How do you see the connection between the time you spent as a Politics/IR major and what you’ve been able to do since?

The impact of Ursinus, in terms of how I got to where I am today, comes across in different and sometimes unexpected ways. Participating in the Model UN was a definite highlight. It gave me directly transferable experience, as I have been responsible for drafting several key resolutions and official documents at PAHO and also contributed to WHO documents.

Foundational courses on IR theory, U.S. foreign policy, the global economy, and world history were essential for building an understanding of global politics and economics and how policy is set. I see these dynamics at play all the time. Thanks to my Spanish courses, I developed enough proficiency to be able to work in a bilingual environment every day and gained an understanding of Latin American culture, history, and politics, both of which I have since built upon.

Finally, interning at the American Friends Service Committee in Philadelphia toward the end of my time at Ursinus was the spark that really got me moving forward in my career.

What advice do you have for students currently majoring in, or considering to major in IR?

As with any field, IR students must not only complete their coursework, but also through a combination of education and internship experience, get a good grounding in the skills and competencies that are most needed wherever they hope to work after graduation.

For example, for entry-level roles in program management for most development agencies, NGOs, and international organizations, you must know how to write reports and proposals for different audiences and how to plan programs and monitor and report on results.

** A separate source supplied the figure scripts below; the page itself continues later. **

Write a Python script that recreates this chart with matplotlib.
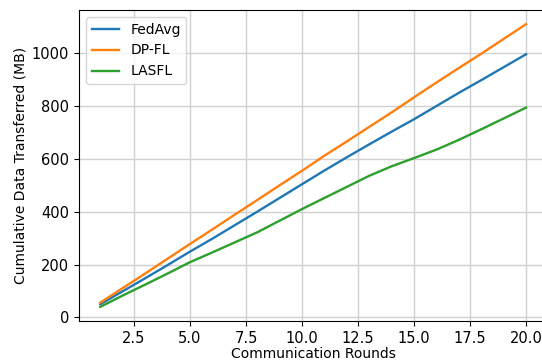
import numpy as np
import matplotlib
matplotlib.use('Agg')
import matplotlib.pyplot as plt

rounds = np.arange(1, 21)
fedavg = [50, 99, 148, 198, 249, 298, 349, 400, 452, 504,
          556, 606, 655, 703, 750, 800, 850, 898, 947, 996]
dpfl = [56, 111, 166, 222, 278, 333, 389, 444, 500, 555,
        612, 666, 721, 776, 833, 889, 944, 998, 1054, 1110]
lasfl = [40, 83, 124, 166, 209, 246, 284, 322, 366, 410,
         452, 494, 536, 572, 603, 635, 672, 712, 753, 794]

plt.rcParams['font.size'] = 10

fig = plt.figure(figsize=(5.42, 3.62), dpi=100)
ax = fig.add_axes([0.1458, 0.1133, 0.864, 0.859])

ax.plot(rounds, fedavg, label='FedAvg', linewidth=1.7)
ax.plot(rounds, dpfl, label='DP-FL', linewidth=1.7)
ax.plot(rounds, lasfl, label='LASFL', linewidth=1.7)

ax.tick_params(labelsize=10.5)
ax.set_xlabel('Communication Rounds', labelpad=1)
ax.set_ylabel('Cumulative Data Transferred (MB)', labelpad=3)
ax.grid(True, color='#d0d0d0', linewidth=1.0)
ax.spines['right'].set_visible(False)
ax.legend(loc='upper left')

fig.savefig('out.png', dpi=100)
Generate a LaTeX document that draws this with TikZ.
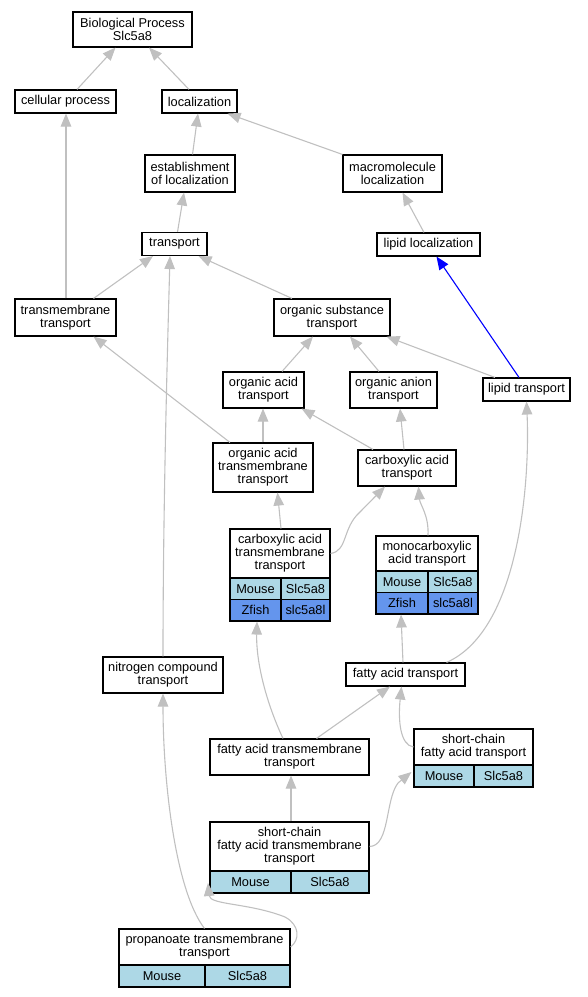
\documentclass[tikz,border=0pt]{standalone}
\usepackage{fontspec}
\setmainfont{Liberation Sans}
\usetikzlibrary{arrows.meta}
\definecolor{egray}{RGB}{192,192,192}
\definecolor{mouseblue}{RGB}{173,216,230}
\definecolor{zfishblue}{RGB}{100,149,237}
\begin{document}
\begin{tikzpicture}[x=1pt,y=-1pt,
  gbox/.style={draw=black, line width=1.1pt, fill=white, inner sep=0pt, align=center, font=\fontsize{12.8}{13}\selectfont},
  mcell/.style={gbox, fill=mouseblue},
  zcell/.style={gbox, fill=zfishblue},
  gedge/.style={draw=egray, line width=1.1pt, -{Triangle[length=13pt,width=10.5pt]}},
  bedge/.style={draw=blue, line width=1.1pt, -{Triangle[length=13pt,width=10.5pt]}}]
\useasboundingbox (0,0) rectangle (587,997);
% plain boxes
\node[gbox, minimum width=119pt, minimum height=35pt] (bp) at (132.5,29.5) {Biological Process\\Slc5a8};
\node[gbox, minimum width=101pt, minimum height=23pt] (cp) at (65.5,101.5) {cellular process};
\node[gbox, minimum width=75pt, minimum height=23pt] (loc) at (199.5,101.5) {localization};
\node[gbox, minimum width=90pt, minimum height=37pt] (est) at (190,173.5) {establishment\\of localization};
\node[gbox, minimum width=99pt, minimum height=37pt] (macro) at (392.5,173.5) {macromolecule\\localization};
\node[gbox, minimum width=65pt, minimum height=23pt] (tr) at (174.5,244) {transport};
\node[gbox, minimum width=103pt, minimum height=23pt] (lipidloc) at (428.5,244.5) {lipid localization};
\node[gbox, minimum width=101pt, minimum height=37pt] (tm) at (65.5,317.5) {transmembrane\\transport};
\node[gbox, minimum width=116pt, minimum height=37pt] (ost) at (332,317.5) {organic substance\\transport};
\node[gbox, minimum width=81pt, minimum height=36pt] (oat) at (263.5,390) {organic acid\\transport};
\node[gbox, minimum width=87pt, minimum height=36pt] (oant) at (393.5,390) {organic anion\\transport};
\node[gbox, minimum width=87pt, minimum height=23pt] (lt) at (526.5,389.5) {lipid transport};
\node[gbox, minimum width=100pt, minimum height=49pt] (oatm) at (263,467.5) {organic acid\\transmembrane\\transport};
\node[gbox, minimum width=98pt, minimum height=36pt] (cat) at (407,468) {carboxylic acid\\transport};
\node[gbox, minimum width=120pt, minimum height=36pt] (nc) at (163,675) {nitrogen compound\\transport};
\node[gbox, minimum width=119pt, minimum height=23pt] (fat) at (405.5,674.5) {fatty acid transport};
\node[gbox, minimum width=159pt, minimum height=36pt] (fatm) at (289.5,757) {fatty acid transmembrane\\transport};
% tables
\node[gbox, minimum width=100pt, minimum height=49pt] (catmh) at (280,553.5) {carboxylic acid\\transmembrane\\transport};
\node[mcell, minimum width=51pt, minimum height=21.5pt] (catmM) at (255.5,588.75) {Mouse};
\node[mcell, minimum width=49pt, minimum height=21.5pt] (catmS) at (305.5,588.75) {Slc5a8};
\node[zcell, minimum width=51pt, minimum height=21.5pt] (catmZ) at (255.5,610.25) {Zfish};
\node[zcell, minimum width=49pt, minimum height=21.5pt] (catmZs) at (305.5,610.25) {slc5a8l};
\node[gbox, minimum width=102pt, minimum height=35pt] (monoh) at (427,553.5) {monocarboxylic\\acid transport};
\node[mcell, minimum width=52pt, minimum height=21.5pt] (monoM) at (402,581.75) {Mouse};
\node[mcell, minimum width=50pt, minimum height=21.5pt] (monoS) at (453,581.75) {Slc5a8};
\node[zcell, minimum width=52pt, minimum height=21.5pt] (monoZ) at (402,603.25) {Zfish};
\node[zcell, minimum width=50pt, minimum height=21.5pt] (monoZs) at (453,603.25) {slc5a8l};
\node[gbox, minimum width=119pt, minimum height=36pt] (scfath) at (473.5,747) {short-chain\\fatty acid transport};
\node[mcell, minimum width=60pt, minimum height=22pt] (scfatM) at (444,776) {Mouse};
\node[mcell, minimum width=59pt, minimum height=22pt] (scfatS) at (503.5,776) {Slc5a8};
\node[gbox, minimum width=159pt, minimum height=49pt] (scfatmh) at (289.5,846.5) {short-chain\\fatty acid transmembrane\\transport};
\node[mcell, minimum width=81pt, minimum height=22pt] (scfatmM) at (250.5,882) {Mouse};
\node[mcell, minimum width=78pt, minimum height=22pt] (scfatmS) at (330,882) {Slc5a8};
\node[gbox, minimum width=171pt, minimum height=36pt] (proph) at (204.5,947) {propanoate transmembrane\\transport};
\node[mcell, minimum width=86pt, minimum height=22pt] (propM) at (162,976) {Mouse};
\node[mcell, minimum width=85pt, minimum height=22pt] (propS) at (247.5,976) {Slc5a8};
% edges
\draw[gedge] ([xshift=11.5pt]cp.north) -- ([xshift=-17pt]bp.south);
\draw[gedge] ([xshift=-10.5pt]loc.north) -- ([xshift=16.5pt]bp.south);
\draw[gedge] ([xshift=2.5pt]est.north) -- ([xshift=-1.5pt]loc.south);
\draw[gedge] (macro.north west) -- ([xshift=-10pt]loc.south east);
\draw[gedge] ([xshift=3pt]tr.north) -- ([xshift=-6pt]est.south);
\draw[gedge] ([xshift=-4.5pt]lipidloc.north) -- ([xshift=10pt]macro.south);
\draw[gedge] ([xshift=0.5pt]tm.north) -- ([xshift=0.5pt]cp.south);
\draw[gedge] ([xshift=28pt]tm.north) -- ([xshift=-21.5pt]tr.south);
\draw[gedge] ([xshift=-40pt]ost.north) -- ([xshift=-9pt]tr.south east);
\draw[gedge] (nc.north) .. controls (163,500) and (168,330) .. ([xshift=-4.5pt]tr.south);
\draw[bedge] ([xshift=-7.5pt]lt.north) -- ([xshift=8pt]lipidloc.south);
\draw[gedge] ([xshift=-31.5pt]lt.north) -- ([xshift=-4pt]ost.south east);
\draw[gedge] ([xshift=18.5pt]oat.north) -- ([xshift=-19pt]ost.south);
\draw[gedge] ([xshift=-14.5pt]oant.north) -- ([xshift=18pt]ost.south);
\draw[gedge] ([xshift=-33pt]oatm.north) -- ([xshift=28pt]tm.south);
\draw[gedge] (oatm.north) -- ([xshift=-0.5pt]oat.south);
\draw[gedge] ([xshift=-34pt]cat.north) -- ([xshift=-3pt]oat.south east);
\draw[gedge] ([xshift=-3pt]cat.north) -- ([xshift=6.5pt]oant.south);
\draw[gedge] ([xshift=1pt]catmh.north) -- ([xshift=14.5pt]oatm.south);
\draw[gedge] (catmh.east) .. controls (348,551) and (342,528) .. (360,512) -- ([xshift=-22pt]cat.south);
\draw[gedge] ([xshift=1pt]monoh.north) .. controls (429,515) and (420,505) .. ([xshift=11.5pt]cat.south);
\draw[gedge] ([xshift=-2.5pt]fat.north) -- ([xshift=-1pt]monoZ.south);
\draw[gedge] ([xshift=41pt]fat.north) .. controls (520,630) and (530,480) .. (lt.south);
\draw[gedge] ([xshift=-6.5pt]fatm.north) .. controls (265,700) and (256,660) .. ([xshift=1.5pt]catmZ.south);
\draw[gedge] ([xshift=27pt]fatm.north) -- ([xshift=-15.5pt]fat.south);
\draw[gedge] (scfath.west) .. controls (400,745) and (398,720) .. ([xshift=-4pt]fat.south);
\draw[gedge] ([xshift=1.5pt]scfatmh.north) -- ([xshift=1.5pt]fatm.south);
\draw[gedge] (scfatmh.east) .. controls (390,846) and (385,800) .. (398,783) -- ([xshift=-2pt,yshift=4pt]scfatM.west);
\draw[gedge] (proph.north) .. controls (175,890) and (163,780) .. (nc.south);
\draw[gedge] (proph.east) .. controls (300,940) and (300,925) .. (285,917) .. controls (250,903) and (210,905) .. ([xshift=-1.5pt,yshift=-1pt]scfatmM.west);
\end{tikzpicture}
\end{document}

For careers in the UN and similar organizations, students can review the UN Leadership Framework to understand what characteristics are most in demand (e.g. systems thinking), beyond the functional skills required for particular jobs (e.g. planning). Systems thinking, for instance, is something IR students can build on through their regular coursework. Beyond that, strong proficiency in standard or specialized software/systems is always helpful, as is practical language experience.